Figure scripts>
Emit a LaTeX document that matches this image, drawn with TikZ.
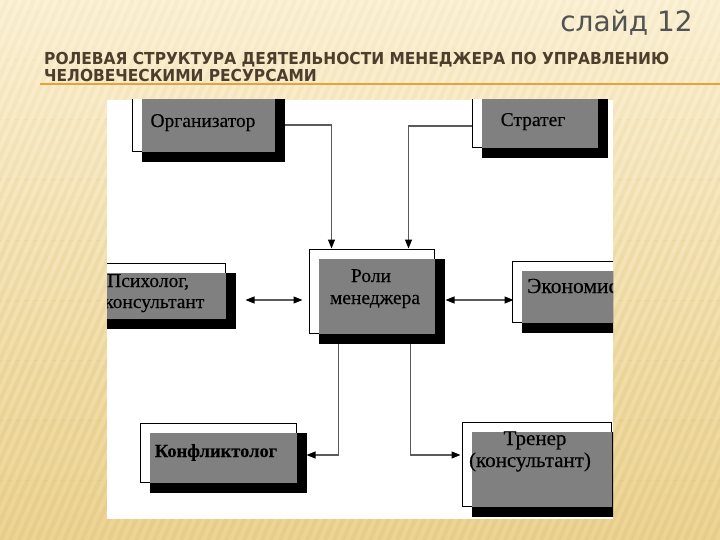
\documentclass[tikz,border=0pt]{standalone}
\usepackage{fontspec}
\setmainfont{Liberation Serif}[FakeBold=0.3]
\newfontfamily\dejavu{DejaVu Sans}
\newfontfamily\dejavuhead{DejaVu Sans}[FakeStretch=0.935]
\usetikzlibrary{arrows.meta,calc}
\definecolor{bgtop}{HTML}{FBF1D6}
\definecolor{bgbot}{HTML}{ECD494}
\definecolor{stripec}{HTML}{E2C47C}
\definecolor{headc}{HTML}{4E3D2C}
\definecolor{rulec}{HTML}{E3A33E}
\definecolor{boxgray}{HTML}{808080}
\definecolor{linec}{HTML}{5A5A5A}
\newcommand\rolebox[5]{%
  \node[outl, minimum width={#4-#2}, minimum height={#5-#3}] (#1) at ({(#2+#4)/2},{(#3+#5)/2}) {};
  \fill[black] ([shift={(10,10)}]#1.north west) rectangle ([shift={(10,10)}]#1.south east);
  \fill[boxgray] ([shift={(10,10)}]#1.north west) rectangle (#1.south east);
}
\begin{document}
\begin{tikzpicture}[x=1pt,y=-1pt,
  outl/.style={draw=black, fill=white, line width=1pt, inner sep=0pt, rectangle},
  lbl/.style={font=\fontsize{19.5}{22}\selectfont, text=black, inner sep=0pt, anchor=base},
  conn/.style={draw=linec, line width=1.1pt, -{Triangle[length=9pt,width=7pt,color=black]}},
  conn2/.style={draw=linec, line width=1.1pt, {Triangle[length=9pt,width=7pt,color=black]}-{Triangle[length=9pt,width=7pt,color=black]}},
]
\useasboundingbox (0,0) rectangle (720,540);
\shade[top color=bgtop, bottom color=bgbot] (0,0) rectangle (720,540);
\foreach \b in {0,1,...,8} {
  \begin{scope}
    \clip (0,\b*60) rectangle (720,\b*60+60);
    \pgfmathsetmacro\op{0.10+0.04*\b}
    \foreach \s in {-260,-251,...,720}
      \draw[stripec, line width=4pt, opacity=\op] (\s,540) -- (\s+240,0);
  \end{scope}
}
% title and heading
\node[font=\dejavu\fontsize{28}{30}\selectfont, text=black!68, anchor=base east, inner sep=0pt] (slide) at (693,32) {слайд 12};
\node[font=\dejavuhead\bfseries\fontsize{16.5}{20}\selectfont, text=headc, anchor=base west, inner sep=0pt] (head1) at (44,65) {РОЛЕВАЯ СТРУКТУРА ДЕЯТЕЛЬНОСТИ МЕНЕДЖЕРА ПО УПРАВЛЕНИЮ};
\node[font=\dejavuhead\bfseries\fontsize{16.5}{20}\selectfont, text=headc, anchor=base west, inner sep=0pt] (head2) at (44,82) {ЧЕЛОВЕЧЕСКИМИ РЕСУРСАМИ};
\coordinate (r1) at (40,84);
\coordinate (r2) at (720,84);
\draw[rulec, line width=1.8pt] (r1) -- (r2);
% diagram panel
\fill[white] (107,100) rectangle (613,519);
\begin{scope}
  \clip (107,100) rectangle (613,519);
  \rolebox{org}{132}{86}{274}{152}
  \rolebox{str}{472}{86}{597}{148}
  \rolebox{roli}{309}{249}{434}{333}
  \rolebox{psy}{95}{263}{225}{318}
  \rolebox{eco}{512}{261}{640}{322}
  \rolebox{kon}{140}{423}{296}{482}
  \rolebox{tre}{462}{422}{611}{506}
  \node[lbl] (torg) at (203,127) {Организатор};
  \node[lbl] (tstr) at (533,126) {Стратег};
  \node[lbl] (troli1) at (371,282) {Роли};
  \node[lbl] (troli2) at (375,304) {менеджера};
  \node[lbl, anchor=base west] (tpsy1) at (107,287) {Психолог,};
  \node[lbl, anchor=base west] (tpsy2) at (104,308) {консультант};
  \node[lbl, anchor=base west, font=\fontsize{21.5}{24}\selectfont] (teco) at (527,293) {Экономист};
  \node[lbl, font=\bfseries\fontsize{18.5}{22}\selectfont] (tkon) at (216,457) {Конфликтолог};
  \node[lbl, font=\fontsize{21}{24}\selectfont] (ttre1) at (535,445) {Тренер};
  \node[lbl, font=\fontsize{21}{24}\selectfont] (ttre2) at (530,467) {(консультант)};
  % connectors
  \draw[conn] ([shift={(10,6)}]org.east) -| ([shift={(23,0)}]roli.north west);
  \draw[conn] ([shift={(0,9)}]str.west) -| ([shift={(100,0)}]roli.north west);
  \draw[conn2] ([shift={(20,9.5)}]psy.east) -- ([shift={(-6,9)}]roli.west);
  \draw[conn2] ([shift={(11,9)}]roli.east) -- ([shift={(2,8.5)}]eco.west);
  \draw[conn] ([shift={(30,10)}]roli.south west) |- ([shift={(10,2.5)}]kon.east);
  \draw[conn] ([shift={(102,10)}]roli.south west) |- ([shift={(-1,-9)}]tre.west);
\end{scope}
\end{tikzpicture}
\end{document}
---
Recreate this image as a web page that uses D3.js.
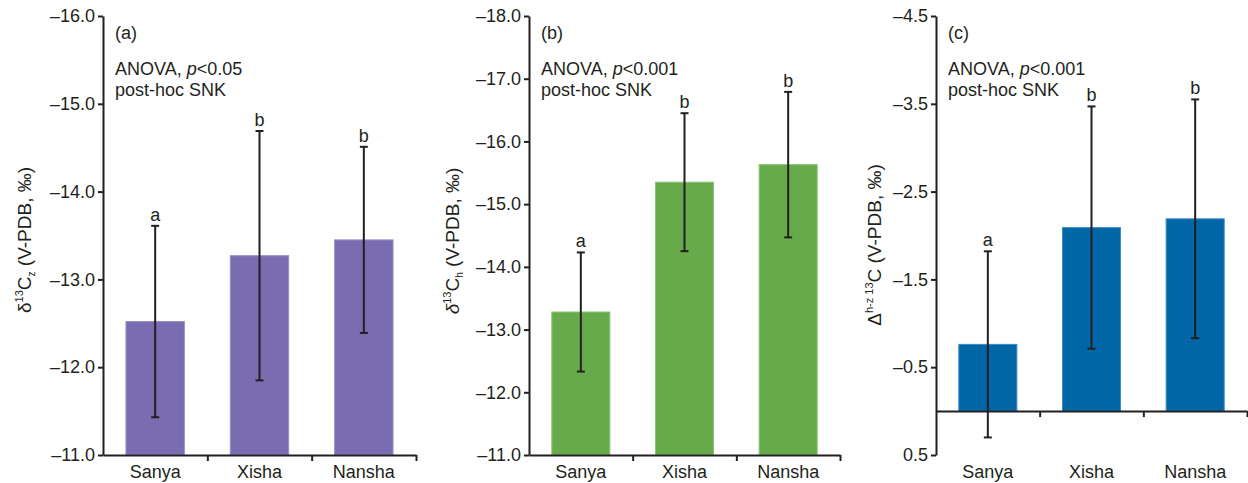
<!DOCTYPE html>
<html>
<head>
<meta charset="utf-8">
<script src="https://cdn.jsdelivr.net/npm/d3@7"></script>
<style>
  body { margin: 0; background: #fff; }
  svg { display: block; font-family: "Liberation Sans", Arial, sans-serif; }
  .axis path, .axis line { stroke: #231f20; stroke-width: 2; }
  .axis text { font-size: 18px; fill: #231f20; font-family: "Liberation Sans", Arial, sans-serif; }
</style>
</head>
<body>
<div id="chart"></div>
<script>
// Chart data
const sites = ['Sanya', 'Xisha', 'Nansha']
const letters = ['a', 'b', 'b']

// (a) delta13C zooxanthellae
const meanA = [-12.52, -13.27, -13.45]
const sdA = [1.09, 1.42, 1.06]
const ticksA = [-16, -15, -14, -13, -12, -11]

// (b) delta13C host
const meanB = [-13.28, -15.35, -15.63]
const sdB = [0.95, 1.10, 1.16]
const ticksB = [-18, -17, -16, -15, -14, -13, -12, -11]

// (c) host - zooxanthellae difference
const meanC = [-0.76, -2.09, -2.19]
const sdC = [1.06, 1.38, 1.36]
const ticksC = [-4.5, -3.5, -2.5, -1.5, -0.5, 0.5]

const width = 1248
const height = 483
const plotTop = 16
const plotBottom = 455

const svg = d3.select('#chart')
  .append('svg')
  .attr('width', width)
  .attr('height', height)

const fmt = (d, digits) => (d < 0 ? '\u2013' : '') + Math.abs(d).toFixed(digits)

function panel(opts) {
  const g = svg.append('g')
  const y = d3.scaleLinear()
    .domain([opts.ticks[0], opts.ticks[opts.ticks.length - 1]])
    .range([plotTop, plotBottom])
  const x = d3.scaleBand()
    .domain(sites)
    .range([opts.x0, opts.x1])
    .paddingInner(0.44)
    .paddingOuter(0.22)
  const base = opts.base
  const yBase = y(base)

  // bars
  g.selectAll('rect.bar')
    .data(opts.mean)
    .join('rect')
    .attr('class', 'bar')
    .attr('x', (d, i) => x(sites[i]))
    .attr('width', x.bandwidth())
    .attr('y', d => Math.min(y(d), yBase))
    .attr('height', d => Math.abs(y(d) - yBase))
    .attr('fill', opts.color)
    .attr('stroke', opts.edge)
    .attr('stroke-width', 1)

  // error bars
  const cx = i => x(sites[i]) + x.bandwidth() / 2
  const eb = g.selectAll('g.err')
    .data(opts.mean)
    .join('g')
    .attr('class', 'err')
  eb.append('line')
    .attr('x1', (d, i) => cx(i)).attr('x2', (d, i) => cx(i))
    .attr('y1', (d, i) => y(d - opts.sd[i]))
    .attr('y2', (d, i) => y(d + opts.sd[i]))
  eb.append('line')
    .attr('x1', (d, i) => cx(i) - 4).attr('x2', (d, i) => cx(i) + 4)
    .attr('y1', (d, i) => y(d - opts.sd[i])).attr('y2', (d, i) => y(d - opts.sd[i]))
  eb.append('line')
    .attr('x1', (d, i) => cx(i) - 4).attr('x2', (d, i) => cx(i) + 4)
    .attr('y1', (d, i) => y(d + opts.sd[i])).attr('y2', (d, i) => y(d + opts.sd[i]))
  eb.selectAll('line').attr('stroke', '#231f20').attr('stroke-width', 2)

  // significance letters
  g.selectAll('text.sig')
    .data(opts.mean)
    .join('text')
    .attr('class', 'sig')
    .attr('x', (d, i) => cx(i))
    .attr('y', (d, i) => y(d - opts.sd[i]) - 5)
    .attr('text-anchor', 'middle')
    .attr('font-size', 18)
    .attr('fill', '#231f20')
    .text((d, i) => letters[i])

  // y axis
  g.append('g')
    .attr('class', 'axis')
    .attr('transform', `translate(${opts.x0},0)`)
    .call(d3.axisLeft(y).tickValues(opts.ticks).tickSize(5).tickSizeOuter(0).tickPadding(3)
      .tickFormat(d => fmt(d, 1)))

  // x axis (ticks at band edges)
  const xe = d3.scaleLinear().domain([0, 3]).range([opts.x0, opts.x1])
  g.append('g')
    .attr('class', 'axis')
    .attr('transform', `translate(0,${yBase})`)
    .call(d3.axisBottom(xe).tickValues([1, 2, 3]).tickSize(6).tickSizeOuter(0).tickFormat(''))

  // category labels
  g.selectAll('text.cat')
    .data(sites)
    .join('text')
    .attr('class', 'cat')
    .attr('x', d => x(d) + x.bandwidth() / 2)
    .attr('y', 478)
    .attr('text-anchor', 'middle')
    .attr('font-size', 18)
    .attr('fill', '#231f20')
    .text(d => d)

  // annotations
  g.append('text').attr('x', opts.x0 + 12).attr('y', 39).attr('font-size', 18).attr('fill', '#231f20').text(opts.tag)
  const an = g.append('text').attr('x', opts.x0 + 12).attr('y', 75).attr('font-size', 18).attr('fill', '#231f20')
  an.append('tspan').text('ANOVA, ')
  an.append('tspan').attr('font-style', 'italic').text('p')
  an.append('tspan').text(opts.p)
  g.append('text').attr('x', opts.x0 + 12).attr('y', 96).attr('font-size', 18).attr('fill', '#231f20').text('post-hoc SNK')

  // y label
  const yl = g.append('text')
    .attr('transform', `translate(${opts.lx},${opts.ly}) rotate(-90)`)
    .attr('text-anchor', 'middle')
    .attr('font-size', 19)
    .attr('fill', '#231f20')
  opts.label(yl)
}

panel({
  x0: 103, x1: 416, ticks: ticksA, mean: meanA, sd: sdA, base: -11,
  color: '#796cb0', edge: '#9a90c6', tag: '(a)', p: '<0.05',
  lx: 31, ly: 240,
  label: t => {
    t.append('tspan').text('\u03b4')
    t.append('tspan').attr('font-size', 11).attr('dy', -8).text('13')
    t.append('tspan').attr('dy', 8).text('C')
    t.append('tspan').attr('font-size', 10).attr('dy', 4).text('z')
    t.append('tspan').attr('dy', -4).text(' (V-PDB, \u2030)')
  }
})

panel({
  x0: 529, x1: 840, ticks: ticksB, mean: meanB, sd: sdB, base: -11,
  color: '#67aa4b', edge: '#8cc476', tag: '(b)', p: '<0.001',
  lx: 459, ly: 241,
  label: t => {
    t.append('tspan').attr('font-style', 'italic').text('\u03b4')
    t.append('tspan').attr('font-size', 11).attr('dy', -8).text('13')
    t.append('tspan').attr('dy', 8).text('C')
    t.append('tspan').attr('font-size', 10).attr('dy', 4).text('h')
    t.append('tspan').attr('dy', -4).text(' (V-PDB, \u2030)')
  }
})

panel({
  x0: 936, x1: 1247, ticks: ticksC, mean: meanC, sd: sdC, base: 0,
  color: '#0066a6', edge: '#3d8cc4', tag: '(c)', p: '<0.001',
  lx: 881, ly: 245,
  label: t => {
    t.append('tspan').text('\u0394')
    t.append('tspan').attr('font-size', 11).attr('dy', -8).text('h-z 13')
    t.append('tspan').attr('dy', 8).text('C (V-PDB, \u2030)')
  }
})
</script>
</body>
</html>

Task description> Find every line containing the word "that", then give the total and nothing more.

Written reply> 2